═══ Information supplied

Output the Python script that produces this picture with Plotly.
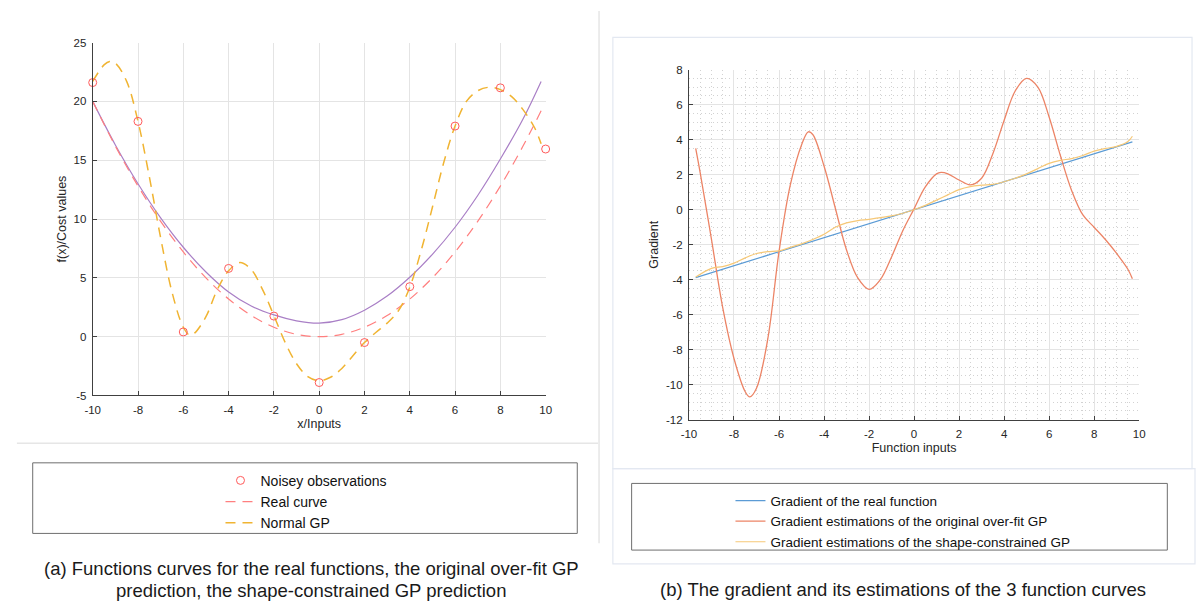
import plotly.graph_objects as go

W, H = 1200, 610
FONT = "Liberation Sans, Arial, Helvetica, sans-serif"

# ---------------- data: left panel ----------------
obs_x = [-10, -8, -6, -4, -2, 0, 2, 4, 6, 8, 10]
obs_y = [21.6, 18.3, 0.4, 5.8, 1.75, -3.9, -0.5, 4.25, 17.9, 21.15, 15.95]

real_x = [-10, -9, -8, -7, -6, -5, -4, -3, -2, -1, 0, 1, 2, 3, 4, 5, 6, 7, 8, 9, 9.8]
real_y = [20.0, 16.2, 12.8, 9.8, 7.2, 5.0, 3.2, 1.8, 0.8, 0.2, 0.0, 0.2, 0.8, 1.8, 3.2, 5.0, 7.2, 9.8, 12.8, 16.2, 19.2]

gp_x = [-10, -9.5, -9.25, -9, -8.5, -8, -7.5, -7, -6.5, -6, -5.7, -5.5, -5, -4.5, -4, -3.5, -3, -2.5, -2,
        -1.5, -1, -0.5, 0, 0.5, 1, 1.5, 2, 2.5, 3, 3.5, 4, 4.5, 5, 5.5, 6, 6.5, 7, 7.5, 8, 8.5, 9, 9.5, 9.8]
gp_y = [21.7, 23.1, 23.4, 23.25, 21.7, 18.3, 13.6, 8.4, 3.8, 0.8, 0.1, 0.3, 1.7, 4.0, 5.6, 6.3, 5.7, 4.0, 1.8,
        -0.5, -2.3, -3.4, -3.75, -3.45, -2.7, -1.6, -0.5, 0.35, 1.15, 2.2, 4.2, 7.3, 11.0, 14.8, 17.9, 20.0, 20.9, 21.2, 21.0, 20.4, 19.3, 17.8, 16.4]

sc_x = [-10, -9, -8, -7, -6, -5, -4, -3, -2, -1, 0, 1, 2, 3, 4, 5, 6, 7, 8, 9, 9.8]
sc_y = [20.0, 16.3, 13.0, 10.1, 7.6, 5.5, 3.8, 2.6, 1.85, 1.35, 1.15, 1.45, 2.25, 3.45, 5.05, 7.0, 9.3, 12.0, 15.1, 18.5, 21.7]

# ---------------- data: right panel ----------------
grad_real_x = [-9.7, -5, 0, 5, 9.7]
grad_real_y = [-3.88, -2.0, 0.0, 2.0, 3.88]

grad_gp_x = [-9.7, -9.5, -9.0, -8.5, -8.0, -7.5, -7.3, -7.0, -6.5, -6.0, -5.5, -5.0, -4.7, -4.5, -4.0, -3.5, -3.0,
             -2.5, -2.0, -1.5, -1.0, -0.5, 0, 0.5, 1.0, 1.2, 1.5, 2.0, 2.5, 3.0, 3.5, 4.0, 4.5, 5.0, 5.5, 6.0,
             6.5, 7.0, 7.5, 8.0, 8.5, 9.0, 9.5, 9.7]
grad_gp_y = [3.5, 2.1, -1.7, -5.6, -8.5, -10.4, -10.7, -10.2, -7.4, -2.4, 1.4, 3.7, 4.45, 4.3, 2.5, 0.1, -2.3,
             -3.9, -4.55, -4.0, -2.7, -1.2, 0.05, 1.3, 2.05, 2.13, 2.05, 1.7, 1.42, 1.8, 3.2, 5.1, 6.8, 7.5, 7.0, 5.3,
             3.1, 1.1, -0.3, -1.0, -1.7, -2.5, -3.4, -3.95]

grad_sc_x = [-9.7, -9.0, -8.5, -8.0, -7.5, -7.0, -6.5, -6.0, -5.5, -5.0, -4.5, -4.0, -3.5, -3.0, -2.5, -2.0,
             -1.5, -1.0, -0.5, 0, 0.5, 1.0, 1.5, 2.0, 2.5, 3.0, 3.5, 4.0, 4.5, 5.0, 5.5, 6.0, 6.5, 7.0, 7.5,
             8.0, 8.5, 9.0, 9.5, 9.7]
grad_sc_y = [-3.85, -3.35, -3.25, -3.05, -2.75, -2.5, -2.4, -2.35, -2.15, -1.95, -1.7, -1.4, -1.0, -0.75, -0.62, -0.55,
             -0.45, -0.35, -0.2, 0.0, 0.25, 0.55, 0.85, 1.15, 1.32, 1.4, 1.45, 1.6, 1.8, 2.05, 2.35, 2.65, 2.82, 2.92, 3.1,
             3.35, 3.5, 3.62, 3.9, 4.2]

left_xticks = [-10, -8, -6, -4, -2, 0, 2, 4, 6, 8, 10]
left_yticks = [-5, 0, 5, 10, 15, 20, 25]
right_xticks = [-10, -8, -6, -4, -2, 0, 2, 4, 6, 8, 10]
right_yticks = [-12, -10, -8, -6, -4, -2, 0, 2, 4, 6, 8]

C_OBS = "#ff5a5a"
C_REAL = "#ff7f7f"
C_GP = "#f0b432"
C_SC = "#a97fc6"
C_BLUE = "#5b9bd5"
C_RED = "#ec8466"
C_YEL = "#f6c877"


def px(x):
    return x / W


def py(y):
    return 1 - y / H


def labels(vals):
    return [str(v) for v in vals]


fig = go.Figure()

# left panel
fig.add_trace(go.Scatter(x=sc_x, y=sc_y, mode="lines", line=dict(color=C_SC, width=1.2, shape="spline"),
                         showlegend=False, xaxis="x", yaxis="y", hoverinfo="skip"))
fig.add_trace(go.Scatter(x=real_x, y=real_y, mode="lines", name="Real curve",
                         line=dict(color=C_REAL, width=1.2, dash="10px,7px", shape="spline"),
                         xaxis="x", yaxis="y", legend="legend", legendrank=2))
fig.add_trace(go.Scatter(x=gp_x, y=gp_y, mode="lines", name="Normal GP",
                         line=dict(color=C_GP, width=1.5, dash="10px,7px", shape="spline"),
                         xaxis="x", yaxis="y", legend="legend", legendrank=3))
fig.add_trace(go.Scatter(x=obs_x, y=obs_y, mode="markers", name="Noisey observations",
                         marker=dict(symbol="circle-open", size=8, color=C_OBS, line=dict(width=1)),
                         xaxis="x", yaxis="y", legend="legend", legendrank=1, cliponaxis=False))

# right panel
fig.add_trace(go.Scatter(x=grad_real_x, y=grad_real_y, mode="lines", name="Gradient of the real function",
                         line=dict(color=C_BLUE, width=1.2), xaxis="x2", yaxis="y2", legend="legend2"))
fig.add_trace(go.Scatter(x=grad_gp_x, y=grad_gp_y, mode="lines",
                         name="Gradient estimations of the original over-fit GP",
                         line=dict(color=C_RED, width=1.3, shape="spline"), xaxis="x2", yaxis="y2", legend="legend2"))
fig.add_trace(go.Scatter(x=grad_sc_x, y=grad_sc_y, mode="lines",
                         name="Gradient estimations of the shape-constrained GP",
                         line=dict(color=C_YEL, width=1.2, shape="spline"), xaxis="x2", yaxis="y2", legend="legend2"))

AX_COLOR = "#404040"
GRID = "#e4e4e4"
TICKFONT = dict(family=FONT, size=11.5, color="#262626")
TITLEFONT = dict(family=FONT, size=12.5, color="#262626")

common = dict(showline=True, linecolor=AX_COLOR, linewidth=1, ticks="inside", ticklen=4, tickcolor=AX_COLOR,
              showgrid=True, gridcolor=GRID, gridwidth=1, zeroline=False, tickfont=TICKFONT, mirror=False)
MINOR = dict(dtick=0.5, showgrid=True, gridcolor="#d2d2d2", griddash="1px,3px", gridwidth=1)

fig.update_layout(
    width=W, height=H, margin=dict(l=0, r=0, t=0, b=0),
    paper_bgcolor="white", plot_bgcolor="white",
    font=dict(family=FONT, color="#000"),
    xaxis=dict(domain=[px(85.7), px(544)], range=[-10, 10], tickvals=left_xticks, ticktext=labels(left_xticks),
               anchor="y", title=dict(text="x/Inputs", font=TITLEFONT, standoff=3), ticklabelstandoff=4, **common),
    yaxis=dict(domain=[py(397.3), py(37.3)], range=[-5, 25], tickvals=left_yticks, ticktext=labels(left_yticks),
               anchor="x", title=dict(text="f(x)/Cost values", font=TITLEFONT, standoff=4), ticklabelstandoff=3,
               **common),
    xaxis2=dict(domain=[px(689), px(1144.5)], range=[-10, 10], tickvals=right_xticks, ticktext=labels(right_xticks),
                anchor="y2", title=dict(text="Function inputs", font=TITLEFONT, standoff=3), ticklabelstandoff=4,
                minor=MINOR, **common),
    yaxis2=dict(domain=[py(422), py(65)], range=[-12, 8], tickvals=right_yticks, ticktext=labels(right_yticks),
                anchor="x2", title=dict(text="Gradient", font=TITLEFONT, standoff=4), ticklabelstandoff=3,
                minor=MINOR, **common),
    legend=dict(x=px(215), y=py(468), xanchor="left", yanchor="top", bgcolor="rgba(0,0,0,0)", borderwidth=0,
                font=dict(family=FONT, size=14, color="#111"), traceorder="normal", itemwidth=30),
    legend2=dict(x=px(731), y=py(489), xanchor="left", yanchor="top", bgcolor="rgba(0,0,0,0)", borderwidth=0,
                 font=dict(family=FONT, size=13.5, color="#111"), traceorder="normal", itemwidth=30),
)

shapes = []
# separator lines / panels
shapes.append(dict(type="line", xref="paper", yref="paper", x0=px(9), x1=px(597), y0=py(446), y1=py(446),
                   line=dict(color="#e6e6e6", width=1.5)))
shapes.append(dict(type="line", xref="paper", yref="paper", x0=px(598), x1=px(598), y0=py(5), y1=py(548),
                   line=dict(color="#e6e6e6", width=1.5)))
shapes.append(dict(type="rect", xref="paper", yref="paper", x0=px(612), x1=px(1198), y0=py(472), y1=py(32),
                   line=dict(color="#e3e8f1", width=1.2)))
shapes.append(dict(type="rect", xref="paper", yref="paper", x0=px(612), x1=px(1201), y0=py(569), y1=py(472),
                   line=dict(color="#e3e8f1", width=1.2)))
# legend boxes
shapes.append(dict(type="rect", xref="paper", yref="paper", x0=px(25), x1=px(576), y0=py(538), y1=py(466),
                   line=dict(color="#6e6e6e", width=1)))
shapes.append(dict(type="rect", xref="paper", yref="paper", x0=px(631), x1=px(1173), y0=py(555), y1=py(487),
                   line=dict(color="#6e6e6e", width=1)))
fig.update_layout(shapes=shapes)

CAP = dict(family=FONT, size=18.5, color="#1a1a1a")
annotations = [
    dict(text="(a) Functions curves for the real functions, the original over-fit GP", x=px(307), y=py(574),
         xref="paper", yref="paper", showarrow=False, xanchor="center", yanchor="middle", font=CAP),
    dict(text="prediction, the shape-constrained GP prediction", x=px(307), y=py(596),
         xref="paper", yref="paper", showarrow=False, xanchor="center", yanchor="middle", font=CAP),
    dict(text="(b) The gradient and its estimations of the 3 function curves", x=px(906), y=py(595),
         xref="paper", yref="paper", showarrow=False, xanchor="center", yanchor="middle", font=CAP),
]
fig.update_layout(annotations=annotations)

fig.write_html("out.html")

══════
═══ Information supplied

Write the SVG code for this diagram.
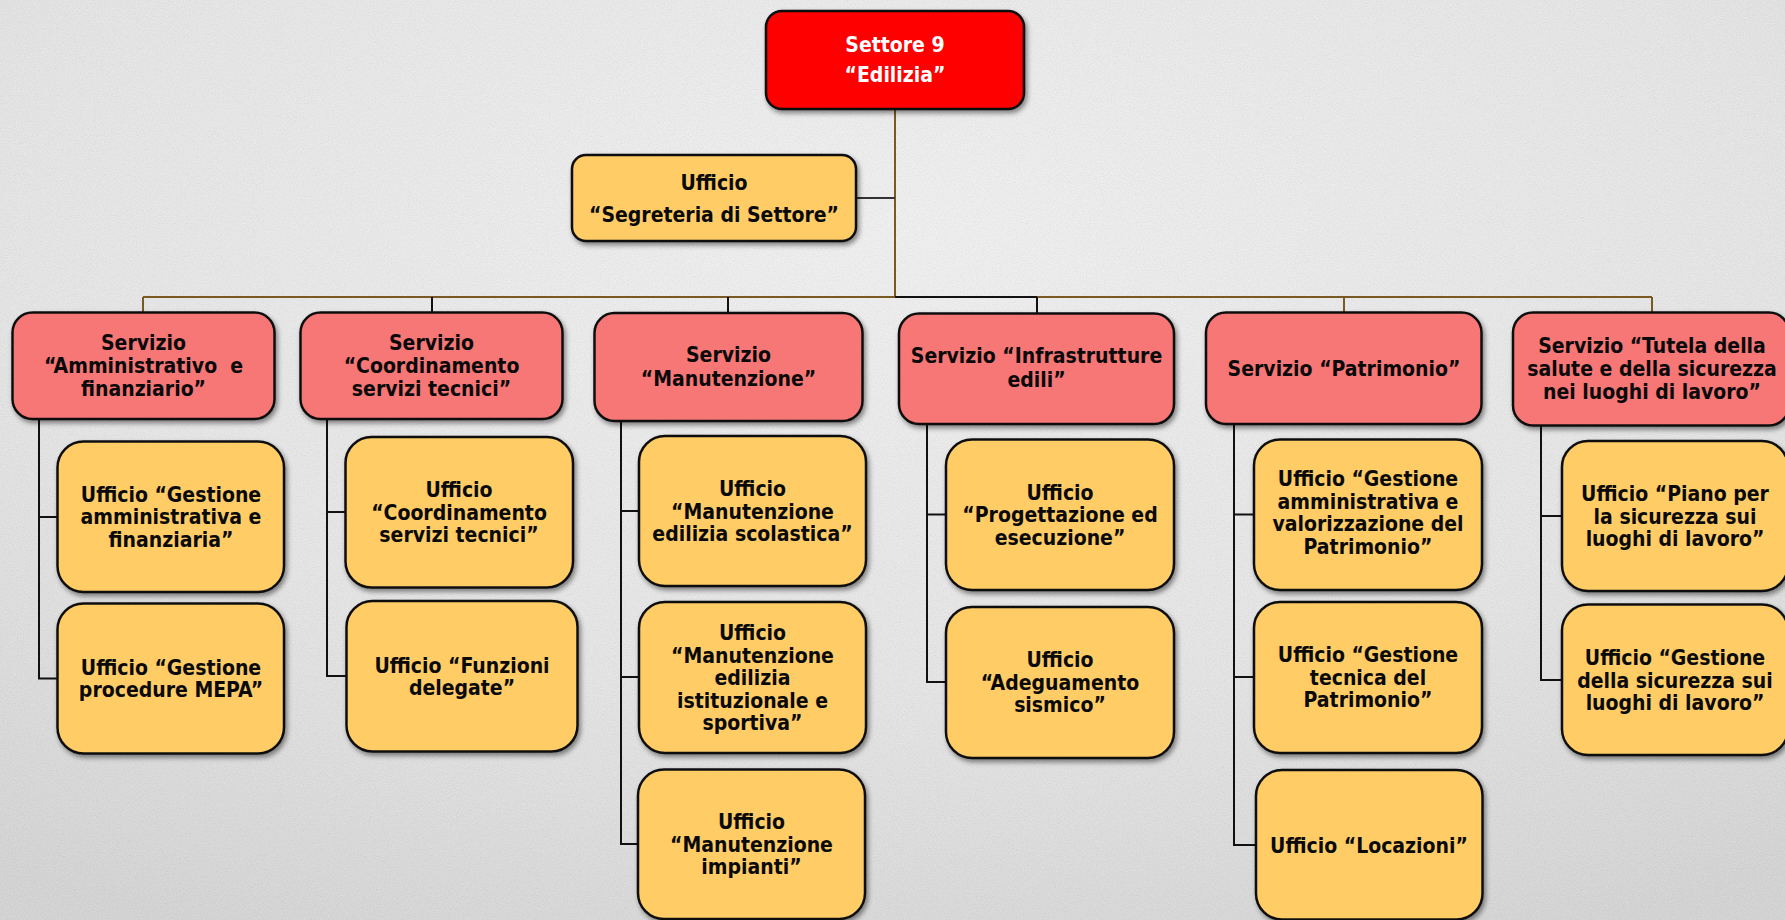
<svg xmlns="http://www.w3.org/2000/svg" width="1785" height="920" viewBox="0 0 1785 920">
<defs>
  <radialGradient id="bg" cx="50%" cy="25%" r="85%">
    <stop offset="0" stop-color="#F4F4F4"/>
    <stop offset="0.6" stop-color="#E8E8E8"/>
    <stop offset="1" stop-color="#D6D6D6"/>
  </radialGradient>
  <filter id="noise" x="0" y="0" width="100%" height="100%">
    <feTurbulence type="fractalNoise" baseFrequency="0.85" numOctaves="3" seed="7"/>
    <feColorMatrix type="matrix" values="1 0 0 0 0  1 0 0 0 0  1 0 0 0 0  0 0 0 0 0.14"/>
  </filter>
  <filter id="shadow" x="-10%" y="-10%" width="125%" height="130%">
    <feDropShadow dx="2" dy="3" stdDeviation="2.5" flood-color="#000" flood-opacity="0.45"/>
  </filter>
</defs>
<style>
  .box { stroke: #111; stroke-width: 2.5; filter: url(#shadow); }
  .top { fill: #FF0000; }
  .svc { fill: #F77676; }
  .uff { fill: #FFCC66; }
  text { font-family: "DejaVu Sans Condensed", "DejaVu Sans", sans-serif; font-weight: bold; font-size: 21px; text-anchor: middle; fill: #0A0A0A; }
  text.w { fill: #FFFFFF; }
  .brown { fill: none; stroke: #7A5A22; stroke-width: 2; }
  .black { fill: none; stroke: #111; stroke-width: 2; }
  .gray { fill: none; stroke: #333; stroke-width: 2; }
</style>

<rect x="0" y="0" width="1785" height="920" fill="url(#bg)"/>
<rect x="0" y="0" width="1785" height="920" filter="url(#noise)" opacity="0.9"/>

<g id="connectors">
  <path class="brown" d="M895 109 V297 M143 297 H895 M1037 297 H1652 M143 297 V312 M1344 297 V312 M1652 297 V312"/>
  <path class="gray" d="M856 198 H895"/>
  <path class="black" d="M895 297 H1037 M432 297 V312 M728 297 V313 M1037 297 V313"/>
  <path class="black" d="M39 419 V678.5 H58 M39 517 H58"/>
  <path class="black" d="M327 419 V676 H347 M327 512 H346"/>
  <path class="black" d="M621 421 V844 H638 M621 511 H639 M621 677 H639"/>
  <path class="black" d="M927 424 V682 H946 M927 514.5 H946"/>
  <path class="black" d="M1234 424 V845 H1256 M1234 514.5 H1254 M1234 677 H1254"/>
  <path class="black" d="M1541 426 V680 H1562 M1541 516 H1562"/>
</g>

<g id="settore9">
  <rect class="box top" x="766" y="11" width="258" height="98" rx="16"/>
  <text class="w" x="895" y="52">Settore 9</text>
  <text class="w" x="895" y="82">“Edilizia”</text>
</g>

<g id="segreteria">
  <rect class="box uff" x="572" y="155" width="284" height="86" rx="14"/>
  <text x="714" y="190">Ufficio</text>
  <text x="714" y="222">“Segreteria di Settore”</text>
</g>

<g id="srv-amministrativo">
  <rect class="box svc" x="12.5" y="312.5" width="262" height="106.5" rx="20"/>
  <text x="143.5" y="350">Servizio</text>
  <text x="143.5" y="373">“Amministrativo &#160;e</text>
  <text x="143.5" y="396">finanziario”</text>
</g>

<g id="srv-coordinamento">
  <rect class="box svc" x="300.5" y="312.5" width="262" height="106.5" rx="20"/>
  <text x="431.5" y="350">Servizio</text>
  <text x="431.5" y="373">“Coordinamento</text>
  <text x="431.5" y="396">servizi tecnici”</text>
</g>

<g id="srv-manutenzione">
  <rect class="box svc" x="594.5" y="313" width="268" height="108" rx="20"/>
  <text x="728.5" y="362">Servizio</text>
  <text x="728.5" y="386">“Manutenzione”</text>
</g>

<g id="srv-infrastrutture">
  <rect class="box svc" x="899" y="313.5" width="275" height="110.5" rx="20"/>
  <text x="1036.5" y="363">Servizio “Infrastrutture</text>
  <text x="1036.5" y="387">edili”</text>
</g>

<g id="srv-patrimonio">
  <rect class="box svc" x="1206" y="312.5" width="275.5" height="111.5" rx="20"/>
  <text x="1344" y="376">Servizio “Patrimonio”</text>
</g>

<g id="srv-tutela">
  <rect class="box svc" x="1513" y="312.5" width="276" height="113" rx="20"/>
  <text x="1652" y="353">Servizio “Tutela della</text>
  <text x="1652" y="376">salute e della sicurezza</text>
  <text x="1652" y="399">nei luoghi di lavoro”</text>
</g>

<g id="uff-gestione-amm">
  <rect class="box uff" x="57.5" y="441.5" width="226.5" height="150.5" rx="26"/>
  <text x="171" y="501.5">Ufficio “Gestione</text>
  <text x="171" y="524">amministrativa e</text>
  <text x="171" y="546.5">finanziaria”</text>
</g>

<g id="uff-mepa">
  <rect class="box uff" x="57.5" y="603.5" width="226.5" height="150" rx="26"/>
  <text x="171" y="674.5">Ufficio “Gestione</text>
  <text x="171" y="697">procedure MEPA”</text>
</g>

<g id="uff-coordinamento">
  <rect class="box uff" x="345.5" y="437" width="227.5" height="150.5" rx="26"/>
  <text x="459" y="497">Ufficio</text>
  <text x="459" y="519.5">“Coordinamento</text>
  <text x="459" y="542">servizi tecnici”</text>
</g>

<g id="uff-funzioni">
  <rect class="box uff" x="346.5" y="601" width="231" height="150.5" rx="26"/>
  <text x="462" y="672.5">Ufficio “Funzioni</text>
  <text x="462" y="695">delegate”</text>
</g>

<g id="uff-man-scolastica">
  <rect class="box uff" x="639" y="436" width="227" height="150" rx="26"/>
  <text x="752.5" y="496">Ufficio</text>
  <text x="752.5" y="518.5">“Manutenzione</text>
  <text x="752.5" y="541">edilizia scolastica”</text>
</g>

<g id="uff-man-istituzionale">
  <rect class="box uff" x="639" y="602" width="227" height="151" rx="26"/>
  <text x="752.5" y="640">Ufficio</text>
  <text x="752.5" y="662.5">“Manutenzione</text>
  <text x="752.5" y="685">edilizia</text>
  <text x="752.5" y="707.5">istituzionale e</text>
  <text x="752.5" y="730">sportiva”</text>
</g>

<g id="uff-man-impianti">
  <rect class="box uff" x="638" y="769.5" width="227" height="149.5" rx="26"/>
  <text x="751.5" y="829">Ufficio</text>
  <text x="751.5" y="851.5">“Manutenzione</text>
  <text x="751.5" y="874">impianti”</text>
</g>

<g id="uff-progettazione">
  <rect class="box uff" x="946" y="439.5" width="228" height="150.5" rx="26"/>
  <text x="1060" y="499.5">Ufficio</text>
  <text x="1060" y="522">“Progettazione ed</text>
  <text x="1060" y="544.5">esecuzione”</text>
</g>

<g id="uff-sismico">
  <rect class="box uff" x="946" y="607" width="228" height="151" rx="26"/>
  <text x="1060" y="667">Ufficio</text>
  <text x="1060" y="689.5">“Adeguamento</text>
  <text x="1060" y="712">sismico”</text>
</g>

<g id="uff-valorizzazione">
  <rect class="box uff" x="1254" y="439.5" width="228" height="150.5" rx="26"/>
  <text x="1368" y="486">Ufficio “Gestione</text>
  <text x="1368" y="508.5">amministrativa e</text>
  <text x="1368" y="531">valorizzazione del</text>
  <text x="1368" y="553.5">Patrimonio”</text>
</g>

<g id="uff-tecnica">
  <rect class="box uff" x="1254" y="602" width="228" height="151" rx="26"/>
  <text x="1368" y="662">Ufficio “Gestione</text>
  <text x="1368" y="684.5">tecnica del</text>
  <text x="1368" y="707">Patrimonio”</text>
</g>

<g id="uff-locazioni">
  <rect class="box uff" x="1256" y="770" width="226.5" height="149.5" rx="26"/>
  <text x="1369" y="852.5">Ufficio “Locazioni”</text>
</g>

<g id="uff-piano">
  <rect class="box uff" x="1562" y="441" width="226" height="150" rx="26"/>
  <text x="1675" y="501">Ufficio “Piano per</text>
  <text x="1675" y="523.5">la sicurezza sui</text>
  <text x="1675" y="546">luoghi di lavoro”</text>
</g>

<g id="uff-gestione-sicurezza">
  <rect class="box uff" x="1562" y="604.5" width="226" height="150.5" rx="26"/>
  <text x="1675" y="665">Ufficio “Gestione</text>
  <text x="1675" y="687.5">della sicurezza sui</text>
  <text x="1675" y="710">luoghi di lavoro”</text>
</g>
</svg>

══════

What is asked> Start at the line with "Output the Python", stop at the line with "grad_real_y = [-3.88, -2.0, 0.0, 2.0, 3.88]", both lines included, and repeat that span exactly without its pictures.

The result>
Output the Python script that produces this picture with Plotly.
import plotly.graph_objects as go

W, H = 1200, 610
FONT = "Liberation Sans, Arial, Helvetica, sans-serif"

# ---------------- data: left panel ----------------
obs_x = [-10, -8, -6, -4, -2, 0, 2, 4, 6, 8, 10]
obs_y = [21.6, 18.3, 0.4, 5.8, 1.75, -3.9, -0.5, 4.25, 17.9, 21.15, 15.95]

real_x = [-10, -9, -8, -7, -6, -5, -4, -3, -2, -1, 0, 1, 2, 3, 4, 5, 6, 7, 8, 9, 9.8]
real_y = [20.0, 16.2, 12.8, 9.8, 7.2, 5.0, 3.2, 1.8, 0.8, 0.2, 0.0, 0.2, 0.8, 1.8, 3.2, 5.0, 7.2, 9.8, 12.8, 16.2, 19.2]

gp_x = [-10, -9.5, -9.25, -9, -8.5, -8, -7.5, -7, -6.5, -6, -5.7, -5.5, -5, -4.5, -4, -3.5, -3, -2.5, -2,
        -1.5, -1, -0.5, 0, 0.5, 1, 1.5, 2, 2.5, 3, 3.5, 4, 4.5, 5, 5.5, 6, 6.5, 7, 7.5, 8, 8.5, 9, 9.5, 9.8]
gp_y = [21.7, 23.1, 23.4, 23.25, 21.7, 18.3, 13.6, 8.4, 3.8, 0.8, 0.1, 0.3, 1.7, 4.0, 5.6, 6.3, 5.7, 4.0, 1.8,
        -0.5, -2.3, -3.4, -3.75, -3.45, -2.7, -1.6, -0.5, 0.35, 1.15, 2.2, 4.2, 7.3, 11.0, 14.8, 17.9, 20.0, 20.9, 21.2, 21.0, 20.4, 19.3, 17.8, 16.4]

sc_x = [-10, -9, -8, -7, -6, -5, -4, -3, -2, -1, 0, 1, 2, 3, 4, 5, 6, 7, 8, 9, 9.8]
sc_y = [20.0, 16.3, 13.0, 10.1, 7.6, 5.5, 3.8, 2.6, 1.85, 1.35, 1.15, 1.45, 2.25, 3.45, 5.05, 7.0, 9.3, 12.0, 15.1, 18.5, 21.7]

# ---------------- data: right panel ----------------
grad_real_x = [-9.7, -5, 0, 5, 9.7]
grad_real_y = [-3.88, -2.0, 0.0, 2.0, 3.88]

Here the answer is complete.